Tomorrow we file for divorce.

The “document review” appointment is at 10:45, and there was some question over whether we both had to be there. I followed up with the office I’d originally called (why am I doing the administrating of the divorce? K. is the one who wants it) today and learned that we should really both be there to sign papers.

Throughout my life with K., waking him up so that he could get somewhere or do something on time was a recurring theme. Maybe the recurring theme. And I think tomorrow morning might be the last time I do it. I think I’ll end up calling him at 9:30 or so just to make sure he’s actually going to make it. And I will feel funny about intruding, even telephonically, into the sleepy haze of his morning when I am so clearly not invited, and I will know, practically, that it’s worth any embarrassment to circumvent the very real risk that he sleeps through it, and I will do it.

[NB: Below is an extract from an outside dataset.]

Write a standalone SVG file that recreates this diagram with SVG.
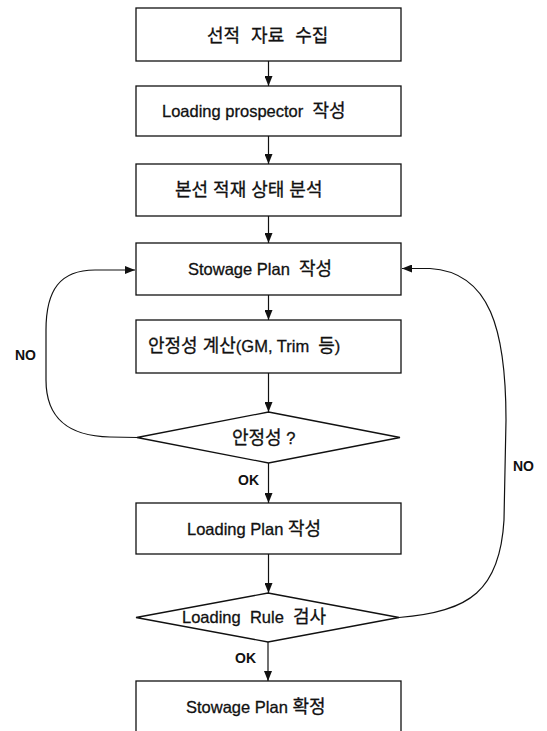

When I sensed, in the last weeks of November, that things were going downhill, that K. was receding from me, I took some pictures of him. Sleeping. The sweetness of the sleeping form of the person you imagine you will always love. The quietude of the beloved face at rest. The intimacy of the camera’s gaze because it is an invited one, because your place, as you watch that person’s breath rise and fall, is there, and you alone are allowed to look.

I did not think, then, that it would ever be painful to look at them. And yet something must have told me, because I took them not playfully but wistfully. Because in that gaze, there is hesitancy, and a little fear.